Nous découvrons ainsi la place importante de la prière dans la vie laïque. Elle n’éloigne pas du monde. Bien au contraire, elle élargit l’être intérieur, elle dispose au pardon et à la vie fraternelle."
Service
"Dans le catéchisme, elle s'est efforcée de présenter aux enfants de son village le message de l'Évangile, en utilisant des mots que les jeunes pouvaient comprendre. Elle s'est consacrée généreusement aux pauvres et aux malades."
"Les pauvres sont les amis préférés du Seigneur" répétait-elle souvent en cherchant constamment à répondre aux besoins de son temps. Elle se dévoue en particulier auprès des pauvres enfants orphelins placés dans les fermes pour travailler. Elle les soigne, les nourrit, les vêtit et leur propose des sorties de jeu le dimanche après-midi. Bien entendu, elle n'oublie pas de les faire prier un peu et leur enseigne aussi le catéchisme. Elle se dévoue aussi auprès des malades et des mourants. Elle s'en occupe, permettant à la mère de famille de s'adonner à ses autres tâches ou de se reposer.

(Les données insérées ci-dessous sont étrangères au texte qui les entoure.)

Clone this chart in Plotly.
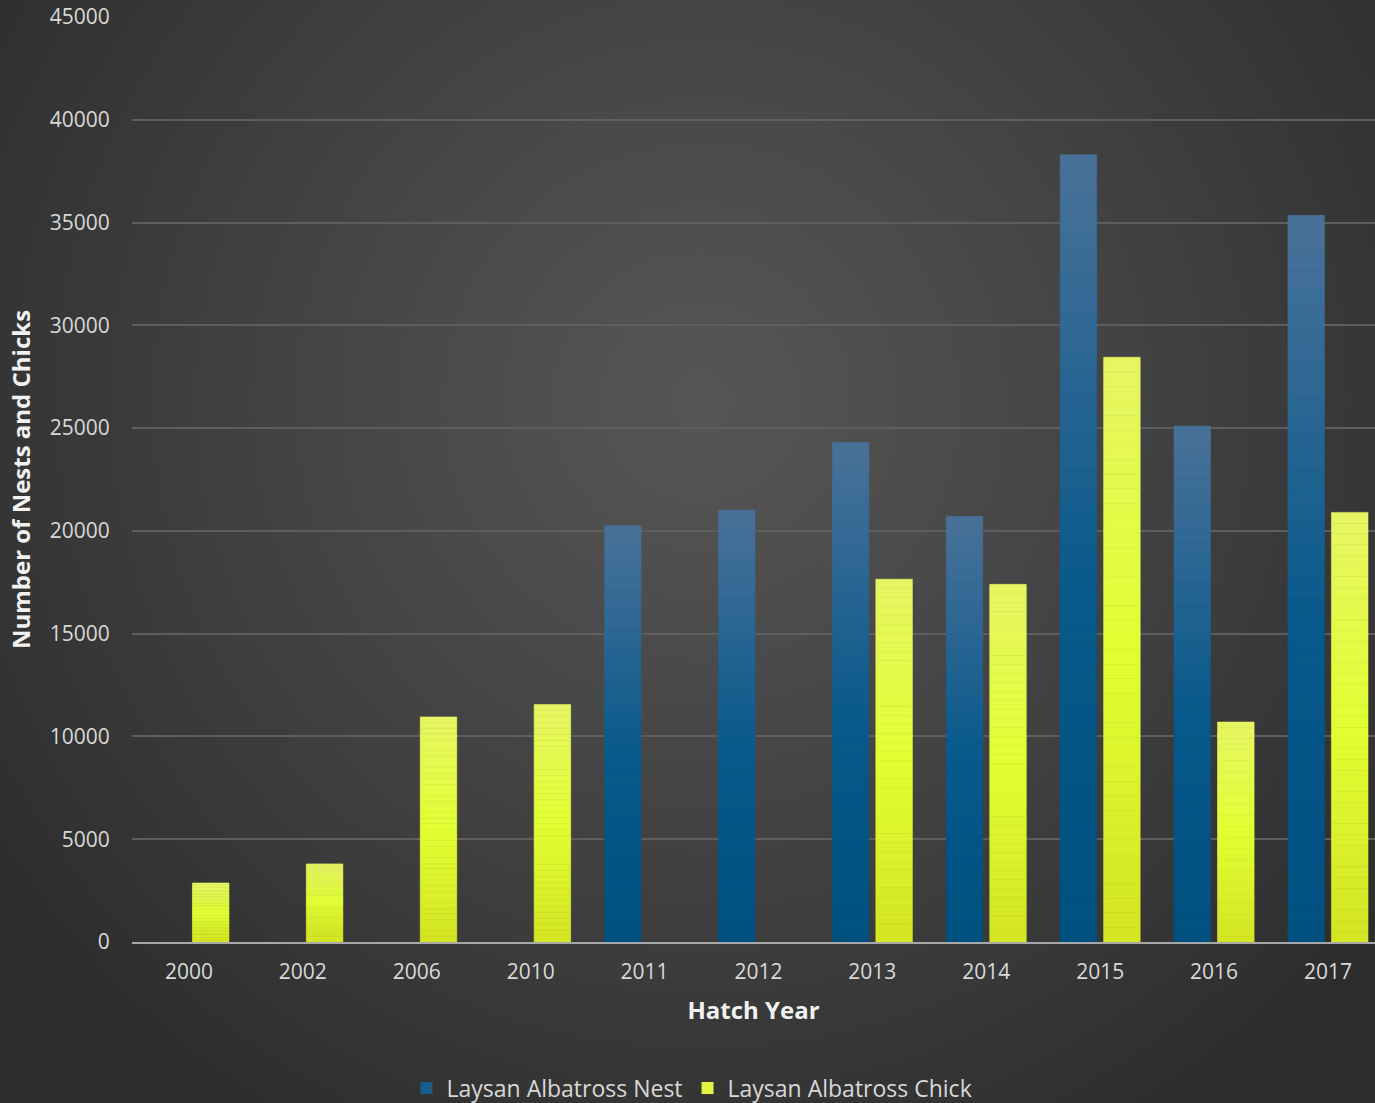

Elle se met continuellement à l'écoute de Dieu et se laisse guider par l'Esprit Saint à travers chaque évènement, elle est ainsi effectivement présente à l'instant présent et donc entièrement avec les personnes qu'elle rencontre et à qui elle accorde toute son attention. Elle accueille les personnes telles qu'elles sont, sans les juger, comme un autre Christ qui vient à sa rencontre et ne leur répond jamais sans avoir d'abord fait un temps de silence pour écouter l'Esprit Saint.
Si dans la première partie de sa vie, c'est elle qui se déplace chez les gens pour leur rendre service, après la stigmatisation, elle restera beaucoup plus souvent chez elle, régulièrement alitée et ce sont alors les gens qui viendront à elle pour bénéficier de ses conseils et de ses charismes.
Mission
"Sans quitter son pays, elle avait néanmoins un cœur ouvert aux dimensions de l'Église universelle et du monde. Avec l'esprit missionnaire qui la caractérisait, elle a implanté dans sa paroisse la Propagation de la foi et de la Sainte Enfance."

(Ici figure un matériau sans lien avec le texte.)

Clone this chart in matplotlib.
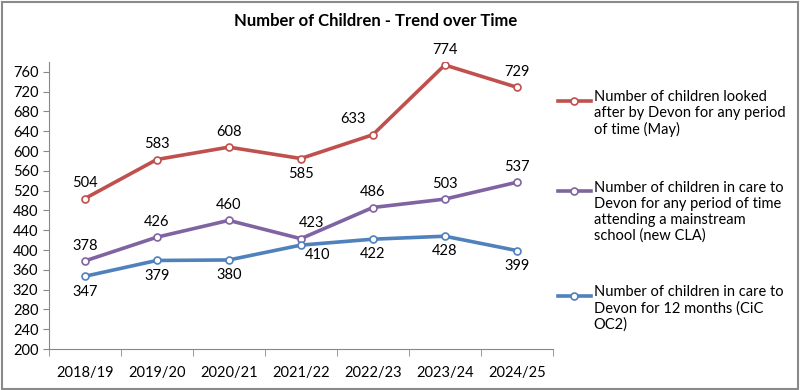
import matplotlib.pyplot as plt
from matplotlib.patches import Rectangle
from matplotlib.lines import Line2D

years = ['2018/19', '2019/20', '2020/21', '2021/22', '2022/23', '2023/24', '2024/25']
looked_after = [504, 583, 608, 585, 633, 774, 729]
mainstream = [378, 426, 460, 423, 486, 503, 537]
twelve_months = [347, 379, 380, 410, 422, 428, 399]

labels = ['Number of children looked\nafter by Devon for any period\nof time (May)',
          'Number of children in care to\nDevon for any period of time\nattending a mainstream\nschool (new CLA)',
          'Number of children in care to\nDevon for 12 months (CiC\nOC2)']
colors = ['#C0504D', '#8064A2', '#4F81BD']

plt.rcParams['font.family'] = ['Lato', 'DejaVu Sans']

fig = plt.figure(figsize=(8, 3.9), dpi=100)
ax = fig.add_axes([0.061, 0.105, 0.63, 0.736])

x = list(range(len(years)))
series = [looked_after, mainstream, twelve_months]
for vals, col in zip(series, colors):
    ax.plot(x, vals, color=col, lw=2.6, marker='o', ms=5,
            mfc='white', mec=col, mew=1.2)

# data labels
def lbl(i, v, dx, dy):
    ax.annotate(str(v), (i, v), xytext=(dx, dy), textcoords='offset points',
                ha='center', va='center', fontsize=10.5)

for i, v in enumerate(looked_after):
    if i == 3:
        lbl(i, v, 0, -11)
    elif i == 4:
        lbl(i, v, -14, 11)
    else:
        lbl(i, v, 0, 11)
for i, v in enumerate(mainstream):
    if i == 3:
        lbl(i, v, 8, 11)
    else:
        lbl(i, v, 0, 11)
for i, v in enumerate(twelve_months):
    if i == 3:
        lbl(i, v, 12, -7)
    else:
        lbl(i, v, 0, -11)

ax.set_xlim(-0.5, len(years) - 0.5)
ax.set_ylim(200, 780)
ax.set_yticks(range(200, 761, 40))
ax.set_xticks(x)
ax.set_xticklabels(years)
ax.set_xticks([i - 0.5 for i in range(len(years) + 1)], minor=True)
ax.tick_params(axis='x', which='major', length=0, pad=12, labelsize=10.5)
ax.tick_params(axis='x', which='minor', length=5, color='#888888')
ax.tick_params(axis='y', length=4, color='#888888', labelsize=10.5)
for s in ['top', 'right']:
    ax.spines[s].set_visible(False)
for s in ['left', 'bottom']:
    ax.spines[s].set_color('#888888')

fig.text(0.47, 0.945, 'Number of Children - Trend over Time', ha='center', va='center',
         fontsize=12, fontweight='bold')

# legend drawn by hand so the key sits beside the first line of each label
leg_y = [0.742, 0.509, 0.242]
for col, lab, y in zip(colors, labels, leg_y):
    fig.lines.append(Line2D([0.697, 0.739], [y, y], transform=fig.transFigure,
                            color=col, lw=2.6))
    fig.lines.append(Line2D([0.718], [y], transform=fig.transFigure, color=col,
                            marker='o', ms=5, mfc='white', mec=col, mew=1.2))
    fig.text(0.742, y + 0.026, lab, ha='left', va='top', fontsize=10.5,
             linespacing=1.15)

fig.patches.append(Rectangle((0.002, 0.003), 0.995, 0.993, transform=fig.transFigure,
                             fill=False, edgecolor='#8a8a8a', lw=1.5))

fig.savefig('out.png', dpi=100)
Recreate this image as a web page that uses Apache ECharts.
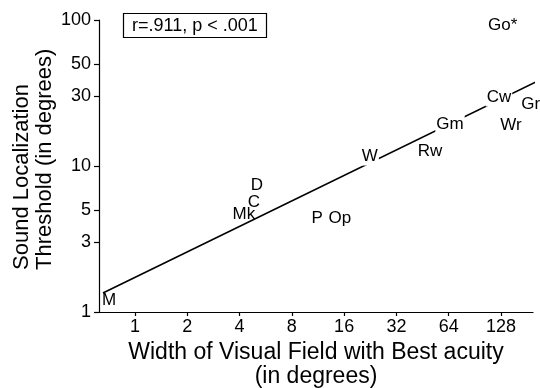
<!DOCTYPE html>
<html>
<head>
<meta charset="utf-8">
<script src="https://cdn.jsdelivr.net/npm/echarts@6/dist/echarts.min.js"></script>
<style>
  html, body { margin: 0; padding: 0; background: #fff; }
  #chart { width: 540px; height: 388px; }
</style>
</head>
<body>
<div id="chart"></div>
<script>
// species labels and their values (degrees)
const species = ['M', 'Mk', 'C', 'D', 'P', 'Op', 'W', 'Rw', 'Gm', 'Cw', 'Wr', 'Gr', 'Go*'];
const fieldWidth = [0.71, 4.24, 4.84, 5.04, 11.2, 15.1, 22.5, 49.9, 65.1, 124.6, 146, 190, 131];
const threshold = [1.21, 4.69, 5.67, 7.41, 4.40, 4.40, 11.7, 12.7, 19.4, 29.7, 19.1, 26.6, 92.4];

// regression line end points
const fitX = [0.654, 214.6];
const fitY = [1.35, 38.8];

const xTicks = [1, 2, 4, 8, 16, 32, 64, 128];
const yTicks = [1, 3, 5, 10, 30, 50, 100];

// labels that blank out the line behind them
const masked = ['W', 'Gm', 'Cw'];

const FONT = '"Liberation Sans", Arial, Helvetica, sans-serif';

const chart = echarts.init(document.getElementById('chart'));

const points = species.map((name, i) => {
  const item = {
    name: name,
    value: [Math.log2(fieldWidth[i]), Math.log10(threshold[i])]
  };
  if (masked.includes(name)) {
    item.label = { backgroundColor: '#fff', padding: [1, 1] };
  }
  return item;
});

const option = {
  animation: false,
  title: {
    text: 'r=.911, p < .001',
    left: 123,
    top: 13,
    padding: [4, 9, 3, 9],
    borderColor: '#000',
    borderWidth: 1.2,
    textStyle: { fontFamily: FONT, fontSize: 18, fontWeight: 'normal', color: '#000' }
  },
  grid: { left: 99, right: 7, top: 20, bottom: 76, outerBoundsMode: 'none' },
  xAxis: {
    type: 'value',
    min: -0.688,
    max: 7.612,
    name: 'Width of Visual Field with Best acuity\n(in degrees)',
    nameLocation: 'middle',
    nameGap: 24,
    nameTextStyle: { fontFamily: FONT, fontSize: 23, lineHeight: 24, color: '#000' },
    axisLine: { onZero: false, lineStyle: { color: '#000', width: 1.2 } },
    axisTick: { customValues: xTicks.map(Math.log2), length: 4, lineStyle: { color: '#000', width: 1.2 } },
    axisLabel: {
      customValues: xTicks.map(Math.log2),
      formatter: v => String(Math.round(Math.pow(2, v))),
      margin: 6,
      fontFamily: FONT,
      fontSize: 18,
      color: '#000'
    },
    splitLine: { show: false }
  },
  yAxis: {
    type: 'value',
    min: 0,
    max: 2,
    axisLine: { show: true, onZero: false, lineStyle: { color: '#000', width: 1.2 } },
    axisTick: { show: true, customValues: yTicks.map(Math.log10), length: 5, lineStyle: { color: '#000', width: 1.2 } },
    axisLabel: {
      customValues: yTicks.map(Math.log10),
      formatter: v => String(Math.round(Math.pow(10, v))),
      margin: 8,
      fontFamily: FONT,
      fontSize: 18,
      color: '#000'
    },
    splitLine: { show: false }
  },
  graphic: [
    {
      type: 'text',
      x: 33,
      y: 270,
      rotation: Math.PI / 2,
      style: {
        text: 'Sound Localization\nThreshold (in degrees)',
        textAlign: 'left',
        textVerticalAlign: 'middle',
        font: '22px ' + FONT,
        lineHeight: 23,
        fill: '#000'
      }
    }
  ],
  series: [
    {
      type: 'line',
      data: fitX.map((x, i) => [Math.log2(x), Math.log10(fitY[i])]),
      symbol: 'none',
      clip: false,
      lineStyle: { color: '#000', width: 1.6 },
      z: 2
    },
    {
      type: 'scatter',
      data: points,
      symbolSize: 1,
      itemStyle: { color: 'rgba(0,0,0,0)', opacity: 1 },
      label: {
        show: true,
        position: 'inside',
        formatter: p => p.name,
        fontFamily: FONT,
        fontSize: 17,
        color: '#000',
        opacity: 1,
        textBorderWidth: 0
      },
      z: 3
    }
  ]
};

chart.setOption(option);
</script>
</body>
</html>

Parallèlement à ses activités avec les orphelins ou le témoignage de foi qu'elle livre aux familles chez qui elle va travailler, Marguerite s'est aussi investie dans d'autres œuvres missionnaires existantes dont elle a fondé des groupes dans sa paroisse, pour venir ainsi en aide aux prêtres et aux enfants dans les terres de mission.
D'autre part, dans son Pays de Fribourg où règne un climat idéologique hostile à la foi, elle encourage et conseille le fondateur de l'Œuvre de Saint Paul, une nouvelle communauté qui a pour but l'évangélisation par les médias.

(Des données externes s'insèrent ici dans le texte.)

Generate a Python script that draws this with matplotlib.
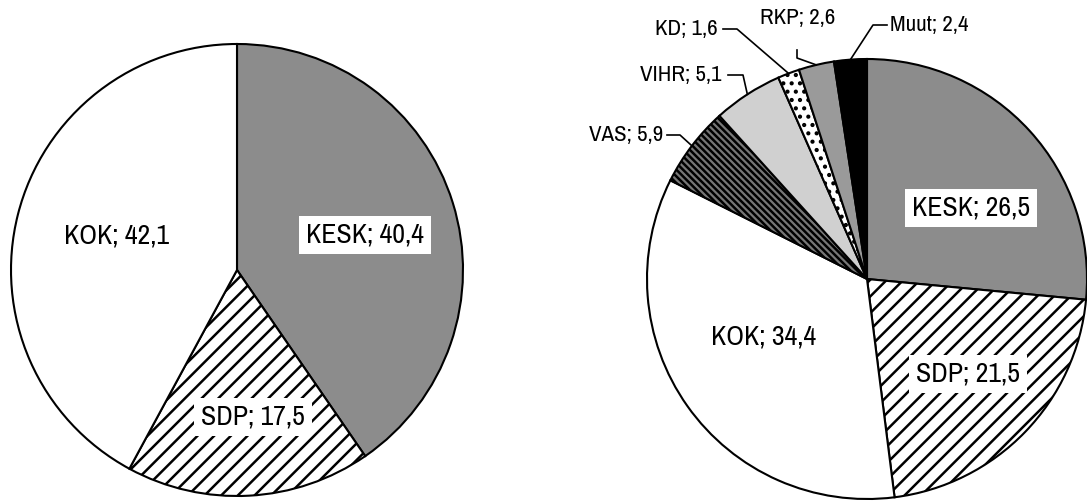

"Marguerite Bays nous encourage à faire de notre existence un chemin d'amour. Elle nous rappelle aussi notre mission dans le monde : annoncer l'Évangile à temps et à contretemps, en particulier aux jeunes. "
Son célibat et sa vie toute donnée à Jésus, ont permis à Marguerite d'être totalement libre de se donner à chacune des personnes qu'elle rencontrait. Elle a ainsi été d'une fécondité extraordinaire et son rayonnement s'est étendu bien au-delà de sa famille.
Continuons donc notre chemin de sainteté à la lumière de son exemple en mettant en pratique l'exhortation qu'elle donnait souvent à ceux qui venaient la consulter:
"Il faut tout faire pour la gloire de Dieu!"